Let $X_1, X_2,\ldots, X_n$ be i.i.d. random variables with a nice density function (for example the normal(0,1) density). Denote $M_n = \text{median}(X_1,X_2,...X_n)$ and assume that $n$ is odd for simplicity.
Can we write an explicit expression for the density $f_{X_1 - M_n}(x)$ ? Also, if not, how can we rigorously prove that $f_{X_1 - M_n}(x)$ is uniformly bounded in x and n > 2 by a universal constant ?
Intuitively, it is obviously true because the median concentrates around $0$ as $n\to\infty$, but it's not a proof.

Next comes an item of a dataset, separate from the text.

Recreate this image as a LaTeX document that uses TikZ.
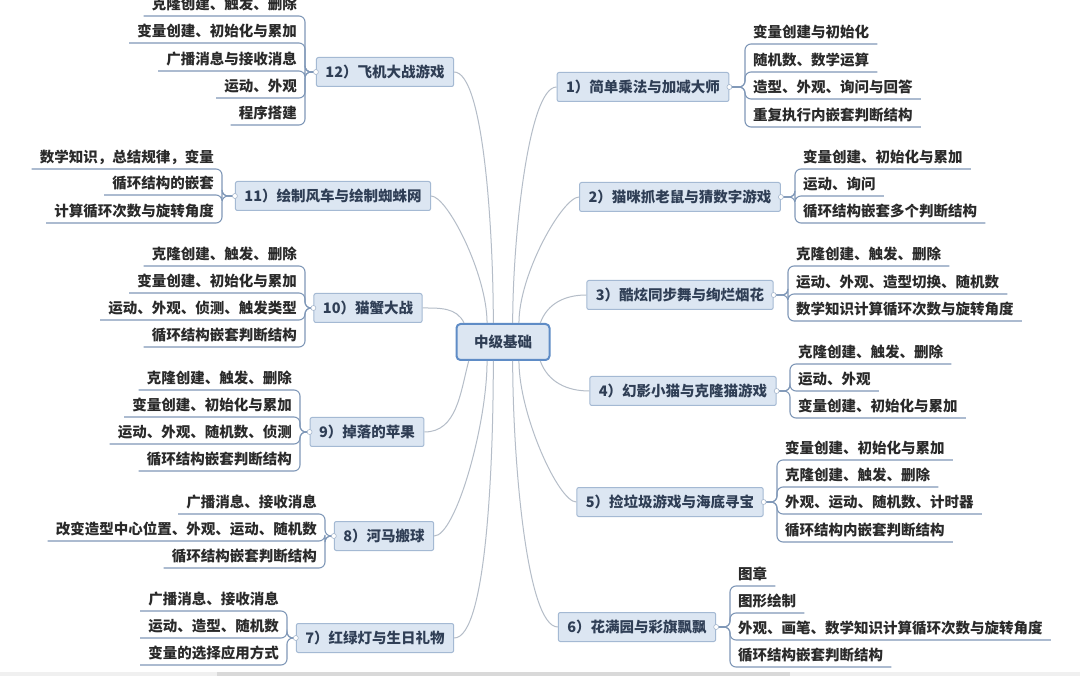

Let $n=2k+1$, $Y_1,Y_2,..,Y_n$ be a permutation of $X_1,x_2,..,x_n$ such that $Y_1\le Y_2\le ...\le Y_n$. Then $M_n=Y_k$. $P(Y_k\le x)=P(\text{at least $k$ of the $X_i$ lesser or equal to $x$})$. Let $p=P(X_1\le x)$, then $P(Y_k\le x)=\sum_{j=k}^{n}C_{j}^{n}p^j(1-p)^{n-j}$. You can explicitly find the distribution function of $f_{-Y_k}$ by taking derivative and find $f_{X_1+(-Y_k)}$ by convolution. However, I doubt that the explicit formula will help proving your claim. Another way I can imagine is that when $n$ is very large, I can use central limit theorem to find the approximate distribution of $Y_k$. I think $Y_k$ will tend to the a constant function when $k$ tends to infinity. As a result $f_{X_1-M_n}$ when $n$ is large will be approximately $f_{X_1-\mathbb{E}[X_1]}$.